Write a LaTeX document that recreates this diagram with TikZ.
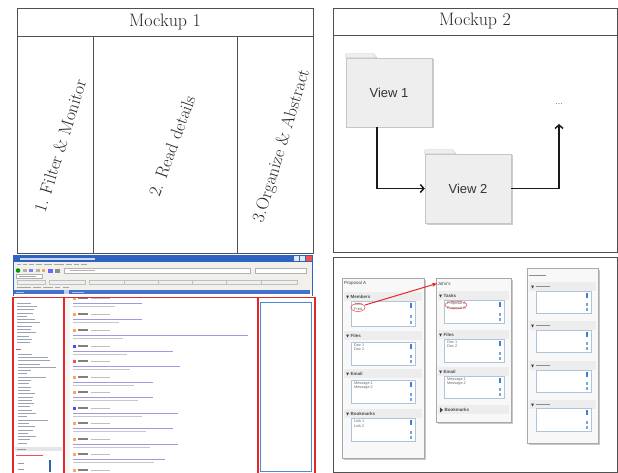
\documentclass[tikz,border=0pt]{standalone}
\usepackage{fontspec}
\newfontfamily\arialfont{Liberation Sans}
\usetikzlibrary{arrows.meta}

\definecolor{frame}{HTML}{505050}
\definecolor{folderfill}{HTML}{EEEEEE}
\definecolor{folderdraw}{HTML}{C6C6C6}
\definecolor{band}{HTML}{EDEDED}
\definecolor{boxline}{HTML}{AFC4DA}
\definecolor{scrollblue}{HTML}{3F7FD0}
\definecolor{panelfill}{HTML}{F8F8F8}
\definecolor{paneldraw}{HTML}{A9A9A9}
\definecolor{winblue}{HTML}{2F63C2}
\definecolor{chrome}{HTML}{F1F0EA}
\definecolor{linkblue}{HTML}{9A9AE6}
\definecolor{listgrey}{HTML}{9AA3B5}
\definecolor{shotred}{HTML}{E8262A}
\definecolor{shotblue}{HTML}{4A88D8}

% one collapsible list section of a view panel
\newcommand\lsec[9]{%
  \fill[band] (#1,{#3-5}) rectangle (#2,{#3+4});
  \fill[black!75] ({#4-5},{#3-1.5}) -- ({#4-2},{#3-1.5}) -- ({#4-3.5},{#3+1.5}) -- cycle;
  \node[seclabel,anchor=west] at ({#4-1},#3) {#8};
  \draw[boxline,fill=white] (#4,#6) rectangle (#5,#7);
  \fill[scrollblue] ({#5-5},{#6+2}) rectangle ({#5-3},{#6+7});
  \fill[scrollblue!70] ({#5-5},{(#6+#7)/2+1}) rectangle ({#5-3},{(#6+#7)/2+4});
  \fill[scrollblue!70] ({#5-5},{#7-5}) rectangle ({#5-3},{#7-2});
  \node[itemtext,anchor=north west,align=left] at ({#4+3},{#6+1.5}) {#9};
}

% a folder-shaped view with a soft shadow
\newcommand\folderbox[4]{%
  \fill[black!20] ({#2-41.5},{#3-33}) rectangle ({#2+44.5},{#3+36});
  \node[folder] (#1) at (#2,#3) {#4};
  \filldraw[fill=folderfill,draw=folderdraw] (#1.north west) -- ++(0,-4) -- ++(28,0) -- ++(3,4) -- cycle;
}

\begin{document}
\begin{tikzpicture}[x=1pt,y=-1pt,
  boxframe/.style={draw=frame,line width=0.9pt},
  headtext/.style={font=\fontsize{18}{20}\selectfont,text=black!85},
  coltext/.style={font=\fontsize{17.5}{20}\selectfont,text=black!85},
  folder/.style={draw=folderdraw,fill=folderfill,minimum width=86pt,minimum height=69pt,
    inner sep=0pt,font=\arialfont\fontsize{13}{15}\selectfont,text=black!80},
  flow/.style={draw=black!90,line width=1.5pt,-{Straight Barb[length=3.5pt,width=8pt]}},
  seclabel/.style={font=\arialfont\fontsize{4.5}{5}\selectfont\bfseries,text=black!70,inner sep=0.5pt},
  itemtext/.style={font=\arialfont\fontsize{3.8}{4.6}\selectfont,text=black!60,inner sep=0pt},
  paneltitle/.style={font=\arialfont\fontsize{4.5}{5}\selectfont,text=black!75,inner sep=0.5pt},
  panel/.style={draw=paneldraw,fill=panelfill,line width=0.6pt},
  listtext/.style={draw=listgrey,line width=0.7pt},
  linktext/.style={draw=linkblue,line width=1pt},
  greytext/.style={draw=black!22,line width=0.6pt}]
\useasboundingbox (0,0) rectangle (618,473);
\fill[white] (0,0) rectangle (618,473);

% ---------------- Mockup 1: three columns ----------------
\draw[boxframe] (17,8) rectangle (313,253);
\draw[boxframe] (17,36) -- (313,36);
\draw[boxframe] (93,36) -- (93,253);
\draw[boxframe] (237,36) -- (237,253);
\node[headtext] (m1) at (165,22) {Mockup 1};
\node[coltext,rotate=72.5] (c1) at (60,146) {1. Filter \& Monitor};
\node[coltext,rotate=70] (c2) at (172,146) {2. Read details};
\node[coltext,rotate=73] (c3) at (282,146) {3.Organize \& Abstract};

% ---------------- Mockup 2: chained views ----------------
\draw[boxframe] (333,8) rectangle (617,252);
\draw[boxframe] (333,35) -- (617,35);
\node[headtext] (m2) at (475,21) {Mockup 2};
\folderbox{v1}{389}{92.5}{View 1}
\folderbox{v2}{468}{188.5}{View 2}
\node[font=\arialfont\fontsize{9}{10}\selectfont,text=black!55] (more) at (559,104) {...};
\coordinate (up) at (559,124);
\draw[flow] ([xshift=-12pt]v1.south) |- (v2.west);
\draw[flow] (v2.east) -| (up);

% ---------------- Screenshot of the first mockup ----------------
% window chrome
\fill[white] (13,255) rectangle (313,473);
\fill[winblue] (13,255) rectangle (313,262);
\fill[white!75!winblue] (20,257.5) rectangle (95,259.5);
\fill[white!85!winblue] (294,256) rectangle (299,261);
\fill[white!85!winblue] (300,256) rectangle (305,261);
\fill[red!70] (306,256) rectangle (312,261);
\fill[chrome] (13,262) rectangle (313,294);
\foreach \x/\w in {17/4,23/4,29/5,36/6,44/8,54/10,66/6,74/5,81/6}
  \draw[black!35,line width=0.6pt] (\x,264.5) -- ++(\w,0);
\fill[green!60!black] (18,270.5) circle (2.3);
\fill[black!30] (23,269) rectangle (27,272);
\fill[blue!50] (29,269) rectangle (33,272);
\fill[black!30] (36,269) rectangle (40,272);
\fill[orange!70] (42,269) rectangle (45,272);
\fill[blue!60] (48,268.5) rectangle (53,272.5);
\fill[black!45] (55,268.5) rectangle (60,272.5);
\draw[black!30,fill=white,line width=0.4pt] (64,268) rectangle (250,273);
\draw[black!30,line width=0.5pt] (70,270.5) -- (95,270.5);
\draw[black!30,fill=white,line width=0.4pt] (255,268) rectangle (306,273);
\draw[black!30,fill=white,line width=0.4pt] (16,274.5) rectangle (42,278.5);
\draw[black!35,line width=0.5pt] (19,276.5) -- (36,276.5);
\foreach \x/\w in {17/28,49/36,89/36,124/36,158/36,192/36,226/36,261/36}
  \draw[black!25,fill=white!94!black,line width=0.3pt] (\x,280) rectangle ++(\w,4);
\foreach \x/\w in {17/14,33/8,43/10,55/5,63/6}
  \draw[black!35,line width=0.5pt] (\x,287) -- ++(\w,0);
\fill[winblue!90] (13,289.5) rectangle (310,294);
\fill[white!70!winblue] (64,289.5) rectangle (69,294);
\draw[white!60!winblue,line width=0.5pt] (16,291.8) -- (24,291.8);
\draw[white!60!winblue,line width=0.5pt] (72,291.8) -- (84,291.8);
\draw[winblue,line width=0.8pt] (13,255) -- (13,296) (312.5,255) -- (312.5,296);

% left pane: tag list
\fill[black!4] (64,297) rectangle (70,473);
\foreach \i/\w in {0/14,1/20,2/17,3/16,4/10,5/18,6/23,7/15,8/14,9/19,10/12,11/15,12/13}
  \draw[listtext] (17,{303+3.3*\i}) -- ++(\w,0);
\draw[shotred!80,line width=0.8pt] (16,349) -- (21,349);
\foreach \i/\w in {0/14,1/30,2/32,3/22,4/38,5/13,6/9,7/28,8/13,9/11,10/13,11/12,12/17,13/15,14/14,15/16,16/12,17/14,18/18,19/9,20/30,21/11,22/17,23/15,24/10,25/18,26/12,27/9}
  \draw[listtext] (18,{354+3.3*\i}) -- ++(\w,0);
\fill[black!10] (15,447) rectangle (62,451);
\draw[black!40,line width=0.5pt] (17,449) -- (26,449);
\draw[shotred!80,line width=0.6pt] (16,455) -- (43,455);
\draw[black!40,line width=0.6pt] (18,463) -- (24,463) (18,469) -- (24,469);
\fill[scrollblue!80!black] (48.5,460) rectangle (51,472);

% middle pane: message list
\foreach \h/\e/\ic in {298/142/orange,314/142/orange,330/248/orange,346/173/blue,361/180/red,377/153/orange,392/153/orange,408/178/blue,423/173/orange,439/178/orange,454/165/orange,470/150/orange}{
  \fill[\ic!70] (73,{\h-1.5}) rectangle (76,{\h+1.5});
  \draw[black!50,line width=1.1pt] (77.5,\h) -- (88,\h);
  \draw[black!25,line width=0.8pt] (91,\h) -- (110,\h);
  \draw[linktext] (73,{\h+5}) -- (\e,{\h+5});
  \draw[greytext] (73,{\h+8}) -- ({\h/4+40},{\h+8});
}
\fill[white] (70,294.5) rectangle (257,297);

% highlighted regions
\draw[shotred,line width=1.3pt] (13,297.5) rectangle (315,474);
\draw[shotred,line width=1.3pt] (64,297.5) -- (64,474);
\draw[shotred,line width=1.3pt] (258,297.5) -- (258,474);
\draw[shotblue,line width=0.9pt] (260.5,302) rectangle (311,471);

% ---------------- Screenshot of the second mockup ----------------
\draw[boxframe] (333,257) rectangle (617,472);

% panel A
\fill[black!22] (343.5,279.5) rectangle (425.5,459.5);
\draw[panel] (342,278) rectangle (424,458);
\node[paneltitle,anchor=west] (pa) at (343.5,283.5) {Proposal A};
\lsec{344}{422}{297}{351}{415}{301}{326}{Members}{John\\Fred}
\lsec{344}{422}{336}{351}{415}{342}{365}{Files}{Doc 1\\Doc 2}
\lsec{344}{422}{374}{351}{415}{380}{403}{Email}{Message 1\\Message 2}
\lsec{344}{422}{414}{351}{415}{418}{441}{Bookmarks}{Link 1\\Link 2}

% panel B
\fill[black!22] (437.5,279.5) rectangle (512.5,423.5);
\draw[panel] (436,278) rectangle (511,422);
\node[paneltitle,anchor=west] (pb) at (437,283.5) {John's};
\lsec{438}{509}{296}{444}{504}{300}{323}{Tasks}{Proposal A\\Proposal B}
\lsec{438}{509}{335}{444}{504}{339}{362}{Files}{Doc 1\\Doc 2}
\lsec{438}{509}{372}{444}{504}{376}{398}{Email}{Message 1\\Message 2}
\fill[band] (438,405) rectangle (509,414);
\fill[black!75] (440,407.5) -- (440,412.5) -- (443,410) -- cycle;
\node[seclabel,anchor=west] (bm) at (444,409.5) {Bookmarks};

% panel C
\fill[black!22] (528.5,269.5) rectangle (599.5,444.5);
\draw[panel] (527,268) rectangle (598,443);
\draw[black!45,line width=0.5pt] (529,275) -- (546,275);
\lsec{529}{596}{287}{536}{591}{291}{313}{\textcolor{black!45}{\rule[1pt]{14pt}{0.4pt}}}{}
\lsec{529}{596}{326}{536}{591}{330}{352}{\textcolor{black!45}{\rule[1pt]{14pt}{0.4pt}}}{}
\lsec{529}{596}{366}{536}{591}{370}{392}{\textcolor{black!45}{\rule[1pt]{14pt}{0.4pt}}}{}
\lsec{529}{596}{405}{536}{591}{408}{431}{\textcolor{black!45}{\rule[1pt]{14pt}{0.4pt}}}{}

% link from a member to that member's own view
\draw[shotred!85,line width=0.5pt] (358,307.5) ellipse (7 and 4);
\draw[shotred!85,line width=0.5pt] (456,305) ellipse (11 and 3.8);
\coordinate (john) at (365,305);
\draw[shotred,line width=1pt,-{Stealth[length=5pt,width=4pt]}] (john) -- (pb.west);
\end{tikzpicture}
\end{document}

○ ○ ○ ○ ○

* **THE REQUEST**
Extract lines where the string "that" occurs.

* **RESULT OF THE EXERCISE**
Write a LaTeX document that recreates this diagram with TikZ.
% link from a member to that member's own view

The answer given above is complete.